Satu bulan, itulah waktu yang aku gunakan untuk memperbaiki skripsi hingga ujian pendadaran. Selama waktu itu, aku melihat betapa ajaibnya cara Tuhan bekerja. Dosen pembimbingku yang terkenal susah sekali untuk ditemui dan "moody", dalam sebulan ini ia berubah menjadi sosok yang bersahabat dan selalu ada setiap kali aku ingin berkonsultasi. Dulu, dosenku yang mencari-cari aku, atau sebaliknya, aku yang mencari-cari beliau. Kali ini, rasanya kami dapat bekerja sama dengan baik.

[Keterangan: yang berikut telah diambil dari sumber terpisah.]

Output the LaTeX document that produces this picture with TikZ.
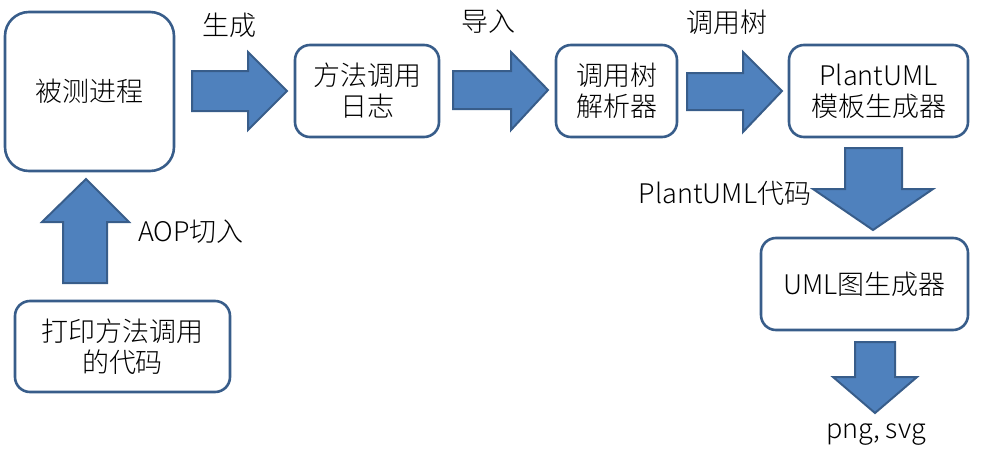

Sejujurnya, aku tidak pernah menangis untuk skripsiku. Akan tetapi, kali ini, aku menangis untuk orang-orang yang menangis untuk skripsiku. Ada papa, mama, saudara, kekasih, dan semua teman yang mendukung aku selama ini. Pada tanggal 12 Mei 2015, skripsiku sudah selesai, dan pada tanggal 1 Agustus 2015, aku telah diwisuda dari Fakultas Psikologi Universitas Kristen Satya Wacana. Tuhan tidak pernah menjanjikan hari yang selalu indah tanpa badai, tetapi Tuhan menjanjikan penyertaan-Nya kepada kita untuk melewati badai tersebut.

Biarlah kesaksian dan kisahku ini dapat memberikan kekuatan bagi semua saudara yang sedang menghadapi proses skripsi. Percayalah bahwa Tuhan turut bekerja pada saat yang tepat. Tangan-Nya bekerja tepat pada saat-Nya. Lakukan dan kerjakanlah bagian kita dengan bertanggung jawab dan tetap bersukacita.

"Sebab, Aku mengetahui rencana-rencana yang Aku miliki bagi kamu,' firman TUHAN, 'rencana-rencana untuk kesejahteraan dan bukan untuk kemalanganmu, untuk memberimu masa depan dan pengharapan." (Yeremia 29:11)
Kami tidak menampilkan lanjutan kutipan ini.